A brief synopsis of this disaster is as follows:-
Weather conditions on 13 November 1901 were poor with a gale blowing together with heavy rain and a heavy sea. Shortly after 2300 hs flares were seen from a vessel on the Barber sands. The Cockle light-ship fired distress signals to indicate a vessel on the sands.
The crew of the Lifeboat Beauchamp were called and an attempt was made to launch the Lifeboat. The heavy seas washed the boat off the skids and she had to be hauled back up the beach for another attempt. The crew fought until 0200 hours in the dark and cold with warp and tackle to get the Lifeboat afloat.
After the launch most of the launching crew went home to change their wet clothing. James Haylett Snr, who had been the assistant Coxwain for many years and was now 78 years old, remained on watch despite being wet through and having no food. He had 2 sons, a son in law and 2 grandsons in the boat.
The Coxwain steered towards the stricken vessel but the sea conditions forced the boat back towards the beach and she struck the beach bow first about 50 yards from the launch point. The heavy sea struck the starboard quarter and capsized the boat. breaking off the masts and trapping the crew beneath the boat. The Beauchamp was a Norfolk and Suffolk class non self righting boat, 36 feet in length , 10 and a half feet wide and weighing 5 tons without her gear. When fully crewed and equipped and with ballast tanks full she needed 36 men to bring her ashore.
The time was now around 0300. Frederick Henry Haylett returned to the Lifeboat house after getting changed and alerted his grandfather James Haylett Snr to the cries coming from the boat. They ran to where the Beauchamp lay keel up in the surf. James Haylett managed to pull his son in law Charles Knights from the boat. Frederick Haylett also ran into the surf and pulled John Hubbard clear. James Haylett returned to the water to pull his grandson Walter Haylett clear. Thanks to the bravery of these two men these were the only survivors.

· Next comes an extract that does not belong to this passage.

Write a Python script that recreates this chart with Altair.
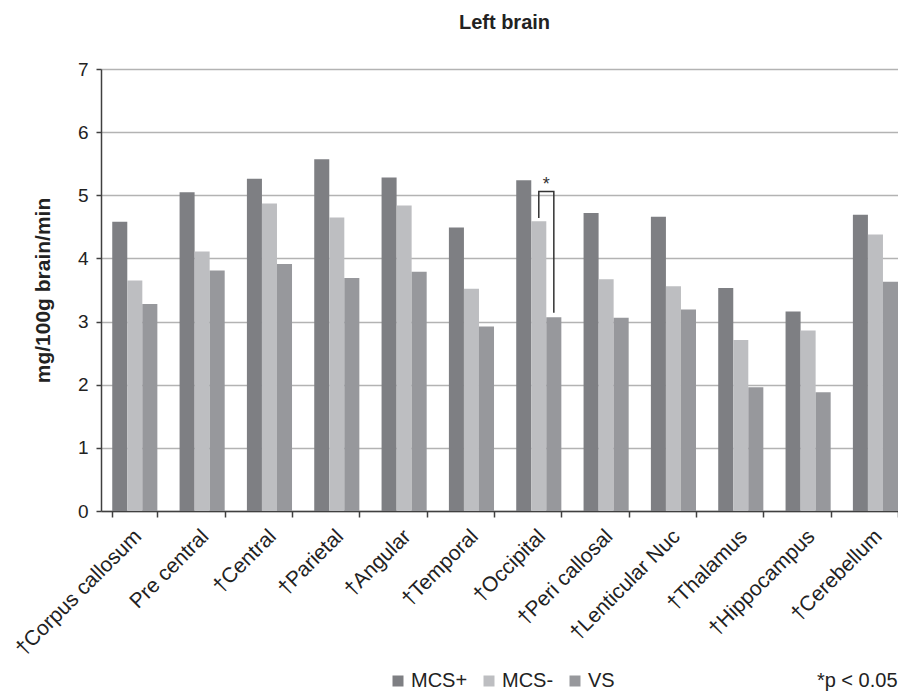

8 bodies were subsequently recovered at the scene with another being washed away only to be recovered months later.
The Crewmen who were lost were:-
James Haylett Jnr
William Brown – Asst Coxwain
At the inquest the suggestion was made during the evidence of James Haylett Snr that the Lifeboat was turning back when the accident happened. His reply has been remembered by subsequent Caister Crews ever since:-
“Caister Men never turn back”
Haylett was subsequently awarded the RNLI Gold Medal in recognition of his gallantry and endurance
The Beauchamp, the cost of which was presented to the Institution by Sir Reginald Proctor Beauchamp, Bart, was placed on her station in 1892, and up to the time of the accident she had been launched to the aid of vessels in distress on 81 occasions, and saved 146 lives; while the total number of lives which the lifeboats at Caister have saved during the past forty-three years is 1281, a 'record' as regards the lifeboat stations of the United Kingdom.
The RNLI lifeboat station at Caister was closed by the Institution in October 1969 after the Great Yarmouth and Gorleston lifeboat station received a fast 44ft Waveney class lifeboat. The Caister station re-opened as an independently run lifeboat station, and continues to save lives today.